Before moving into the Texas governor's mansion, George W. Bush owned a house in Dallas with a covenant restricting occupancy to "white persons only, not excluding bona fide servants of any race."

Replying to reporters' questions yesterday, Bush's presidential campaign released a brief statement saying that the covenant on the house Bush owned from 1988 to 1995 was irrelevant because the provision was "null and void under Texas law."

Campaign spokeswoman Mindy Tucker said that when Bush and his family lived in the house, he didn't know about the language written into the four-page deed document on file in the Dallas County land records office.

"No buyer or seller would have known because it wasn't listed on the deed that is signed," but on an addendum filed with the county.

"All the houses in that neighborhood have it," she said, adding that homeowners can remove the covenant only after an arduous and expensive legal process.

Bush purchased the home on Nov. 16, 1988, days after his father's election as president, for $320,000. He sold it for $348,000 in January 1995. The covenant was first revealed Monday by online gadfly Matt Drudge.

When Bush's father was vice president, the magazine the Nation reported that in 1981 the senior Bush bought a Houston property whose deed contained a similar restrictive covenant.

When a Spokesman Says Too Much

Meanwhile, Bush's campaign experienced its first major staff shake-up yesterday with the abrupt departure of veteran press spokesman David C. Beckwith. Beckwith's firing was announced in a terse press release that gave no reason for his departure. But campaign sources said Bush had been displeased with Beckwith's acknowledgment that he deliberately understated Bush's campaign fund-raising figures for the first half of the year to hype the political reaction.

When reporters checked with Beckwith just before the June 30 filing deadline, he endorsed estimates of $20 million to $23 million circulating in Republican campaign circles, in itself an impressive sum. The next day, the campaign announced the total was $36 million -- producing an even bigger gasp, but also triggering stories that Beckwith had misled reporters. Beckwith acknowledged he had known the more accurate number but "did not want to say."

Beckwith, who had just moved his family from Washington to Austin, was not available for comment last night, but campaign aides said "there were differences of style and tone" that made Bush uncomfortable with him.

The ousted aide has had a long history with the Bush entourage.

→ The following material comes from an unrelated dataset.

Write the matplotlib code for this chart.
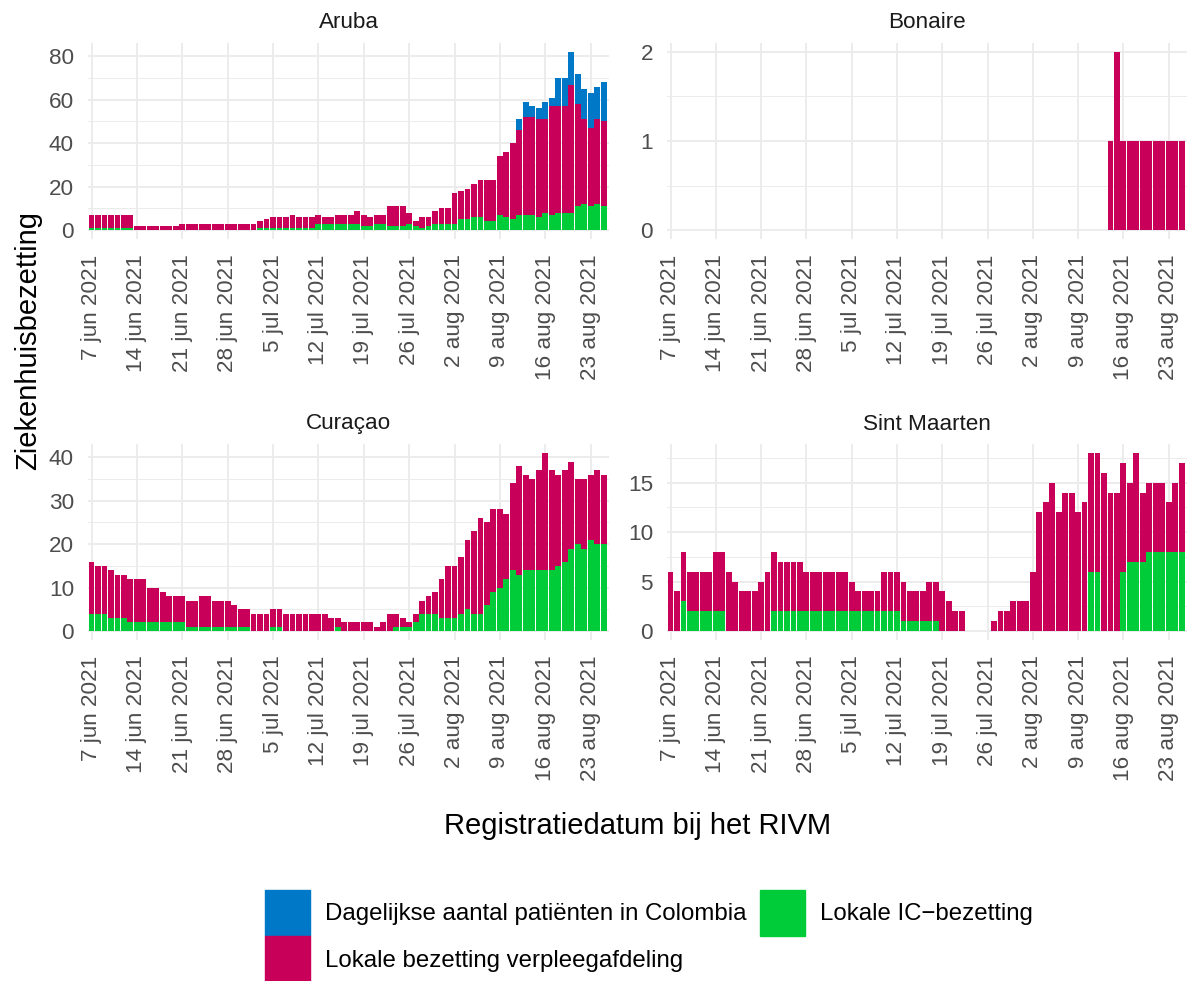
import matplotlib.pyplot as plt
import pandas as pd
from matplotlib.patches import Patch

plt.rcParams['font.family'] = ['Liberation Sans', 'DejaVu Sans']

# 80 dagen: 7 jun 2021 t/m 25 aug 2021
datums = pd.date_range('2021-06-07', periods=80, freq='D')
maanden = {6: 'jun', 7: 'jul', 8: 'aug'}

# Aruba
aruba_ic = [1, 1, 1, 1, 1, 1, 1,  0, 0, 0, 0, 0, 0, 0,  0, 0, 0, 0, 0, 0, 0,
            0, 0, 0, 0, 0, 1, 1,  1, 1, 1, 1, 1, 1, 1,  3, 3, 3, 3, 3, 3, 3,
            2, 2, 3, 3, 2, 2, 2,  3, 2, 1, 2, 3, 3, 3,  3, 5, 5, 6, 6, 4, 4,
            7, 6, 5, 7, 7, 7, 6,  8, 7, 8, 8, 8, 11, 12,  11, 12, 11]
aruba_verpleeg = [6, 6, 6, 6, 6, 6, 6,  2, 2, 2, 2, 2, 2, 2,  3, 3, 3, 3, 3, 3, 3,
                  3, 3, 3, 3, 3, 3, 4,  5, 5, 5, 6, 5, 5, 5,  4, 3, 3, 4, 4, 4, 6,
                  5, 4, 4, 4, 9, 9, 9,  5, 2, 5, 4, 6, 7, 7,  14, 13, 14, 15, 17, 19, 19,
                  27, 30, 35, 39, 45, 45, 45,  43, 50, 49, 49, 59, 47, 39,  36, 39, 39]
aruba_colombia = [0] * 66 + [5, 7, 5, 5, 8, 4, 13, 13, 15, 14, 14, 16, 15, 18]

# Bonaire
bonaire_ic = [0] * 80
bonaire_verpleeg = [0] * 68 + [1, 2, 1, 1, 1, 1, 1, 1, 1, 1, 1, 1]

# Curaçao
curacao_ic = [4, 4, 4, 3, 3, 3, 2,  2, 2, 2, 2, 2, 2, 2,  2, 1, 1, 1, 1, 1, 1,
              1, 1, 1, 1, 0, 0, 0,  1, 1, 0, 0, 0, 0, 0,  0, 0, 0, 1, 0, 0, 0,
              0, 0, 0, 0, 0, 1, 1,  1, 2, 4, 4, 4, 3, 3,  3, 4, 5, 4, 4, 6, 9,
              10, 12, 14, 13, 14, 14, 14,  14, 14, 15, 16, 19, 20, 19,  21, 20, 20]
curacao_verpleeg = [12, 11, 11, 11, 10, 10, 10,  10, 10, 8, 8, 7, 6, 6,  6, 6, 6, 7, 7, 6, 6,
                    6, 5, 4, 4, 4, 4, 4,  4, 4, 4, 4, 4, 4, 4,  4, 4, 3, 2, 2, 2, 2,
                    2, 2, 1, 2, 4, 3, 2,  1, 2, 3, 4, 5, 9, 12,  12, 13, 16, 19, 22, 19, 19,
                    18, 15, 20, 25, 22, 21, 23,  27, 23, 21, 21, 20, 15, 16,  15, 17, 16]

# Sint Maarten
sxm_ic = [0, 0, 3, 2, 2, 2, 2,  2, 2, 0, 0, 0, 0, 0,  0, 0, 2, 2, 2, 2, 2,
          2, 2, 2, 2, 2, 2, 2,  2, 2, 2, 2, 2, 2, 2,  2, 1, 1, 1, 1, 1, 1,
          0, 0, 0, 0, 0, 0, 0,  0, 0, 0, 0, 0, 0, 0,  0, 0, 0, 0, 0, 0, 0,
          0, 0, 6, 6, 0, 0, 0,  6, 7, 7, 7, 8, 8, 8,  8, 8, 8]
sxm_verpleeg = [6, 4, 5, 4, 4, 4, 4,  6, 6, 6, 5, 4, 4, 4,  5, 6, 6, 5, 5, 5, 5,
                4, 4, 4, 4, 4, 4, 4,  3, 2, 2, 2, 2, 4, 4,  4, 4, 3, 3, 3, 4, 4,
                4, 3, 2, 2, 0, 0, 0,  0, 1, 2, 2, 3, 3, 3,  6, 12, 13, 15, 12, 14, 14,
                12, 13, 12, 12, 16, 14, 14,  11, 8, 11, 7, 7, 7, 7,  5, 7, 9]

eilanden = ['Aruba', 'Bonaire', 'Curaçao', 'Sint Maarten']
data = {
    'Aruba': (aruba_ic, aruba_verpleeg, aruba_colombia),
    'Bonaire': (bonaire_ic, bonaire_verpleeg, [0] * 80),
    'Curaçao': (curacao_ic, curacao_verpleeg, [0] * 80),
    'Sint Maarten': (sxm_ic, sxm_verpleeg, [0] * 80),
}
y_major = {
    'Aruba': [0, 20, 40, 60, 80],
    'Bonaire': [0, 1, 2],
    'Curaçao': [0, 10, 20, 30, 40],
    'Sint Maarten': [0, 5, 10, 15],
}

kleur_colombia = '#0078C8'
kleur_verpleeg = '#C8005A'
kleur_ic = '#00CC3A'
grijs_grid = '#EBEBEB'

W, H = 1188, 981
fig = plt.figure(figsize=(W / 100, H / 100), dpi=100)

# panelen in pixels: links, boven, rechts, onder
panelen = {
    'Aruba': (88, 43, 609, 239),
    'Bonaire': (667, 43, 1187, 239),
    'Curaçao': (88, 444, 609, 640),
    'Sint Maarten': (667, 444, 1187, 640),
}

ticks = datums[::7]
ticklabels = [f"{d.day} {maanden[d.month]} {d.year}" for d in ticks]

for naam in eilanden:
    l, t, r, b = panelen[naam]
    ax = fig.add_axes([l / W, 1 - b / H, (r - l) / W, (b - t) / H])
    ic, verpleeg, colombia = [pd.Series(v, index=datums) for v in data[naam]]

    ax.bar(datums, ic, width=0.9, color=kleur_ic, linewidth=0)
    ax.bar(datums, verpleeg, width=0.9, bottom=ic, color=kleur_verpleeg, linewidth=0)
    ax.bar(datums, colombia, width=0.9, bottom=ic + verpleeg, color=kleur_colombia, linewidth=0)

    major = y_major[naam]
    stap = major[1] - major[0]
    ax.set_yticks(major)
    ax.set_yticks([m + stap / 2 for m in major], minor=True)
    ax.set_xticks(ticks)
    ax.set_xticklabels(ticklabels, rotation=90)

    # limieten na de ticks, anders rekken de minor ticks de as op
    totaal = (ic + verpleeg + colombia).max()
    ax.set_ylim(-0.05 * totaal, 1.05 * totaal)
    ax.set_xlim(datums[0] - pd.Timedelta(hours=13), datums[-1] + pd.Timedelta(hours=20))

    ax.tick_params(axis='both', which='both', length=0, labelsize=16.2, labelcolor='#4D4D4D')
    ax.tick_params(axis='x', pad=11)
    ax.tick_params(axis='y', pad=10)

    ax.set_axisbelow(True)
    ax.grid(which='major', color=grijs_grid, linewidth=1.3)
    ax.grid(which='minor', axis='y', color=grijs_grid, linewidth=0.7)
    for s in ax.spines.values():
        s.set_visible(False)

    ax.text(0.5, 1 + 20 / (b - t), naam, transform=ax.transAxes, ha='center', va='center',
            fontsize=16.2, color='#1A1A1A')

# astitels
fig.text(637.5 / W, 1 - 826 / H, 'Registratiedatum bij het RIVM', ha='center', va='center', fontsize=21)
fig.text(28 / W, 1 - 341 / H, 'Ziekenhuisbezetting', ha='center', va='center', rotation=90, fontsize=21)

# legenda
handles = [Patch(color=kleur_colombia), Patch(color=kleur_verpleeg), Patch(color=kleur_ic)]
labels = ['Dagelijkse aantal patiënten in Colombia', 'Lokale bezetting verpleegafdeling', 'Lokale IC\u2212bezetting']
fig.legend(handles, labels, ncol=2, loc='upper left', bbox_to_anchor=(265 / W, 1 - 890 / H),
           frameon=False, fontsize=17.3, handlelength=1.875, handleheight=2.58, labelspacing=0,
           handletextpad=0.63, columnspacing=0.55, borderpad=0, borderaxespad=0)

fig.savefig('out.png', dpi=100)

He covered President George Bush's 1988 campaign for Time magazine and after the election accepted Bush's offer to become Vice President Dan Quayle's press secretary, a post he held until the end of the administration. He left a public relations job with EDS Corp. to move to Austin last spring.

Early Endorsement, but Not Too Early

The "Former Colleagues for Bill Bradley Committee," a rather exclusive group, will pick up its third member in retiring Sen. Daniel Patrick Moynihan of New York -- but not right away.

Moynihan has told friends that he is ready to endorse the former New Jersey senator's bid for the Democratic presidential nomination but that Bradley "is in no hurry." So look for an announcement some time after Labor Day.

Bradley was on the Finance Committee when Moynihan was chairman. The relationship between Moynihan and Vice President Gore, sources say, was distant enough that Gore inadvertently introduced himself -- "Hello, I'm Al Gore" -- to the bemused New York senator at a Washington reception earlier this year.

Bradley's first two endorsements came from Sens. Paul Wellstone of Minnesota and Bob Kerrey of Nebraska, both of whom had explored challenging Gore themselves.

All's Fair in Love and Politics

Call it the spouse strategy.

The Democratic governors of New Hampshire and Iowa have decided to remain neutral in the presidential contest -- at least for now. But that doesn't mean their independent-thinking partners have to sit on the sidelines.

So yesterday when Gore arrived in Iowa he was greeted with some welcome news: the endorsement of Christie Vilsack, wife of the newly elected governor, Tom Vilsack.

"I know he stands for working families in this country," she said. Last night, Gore slept in the governor's mansion in Des Moines. Already on the Gore team is Bill Shaheen, husband of New Hampshire Gov. Jeanne Shaheen.

Gore, beginning a two-day swing in the state that hosts the first presidential caucuses, made a play for the farm vote, telling several audiences that he jawboned Republican congressional leaders at the White House on Monday to revise the 1996 Freedom to Farm Act.

Aides say he wants to restore a "safety net" that would build in additional agriculture subsidies to help farmers survive fluctuations in the market. "It's not working as it was advertised," Gore told activists in Council Bluffs.

Staff writers John Mintz and Ceci Connolly contributed to this report.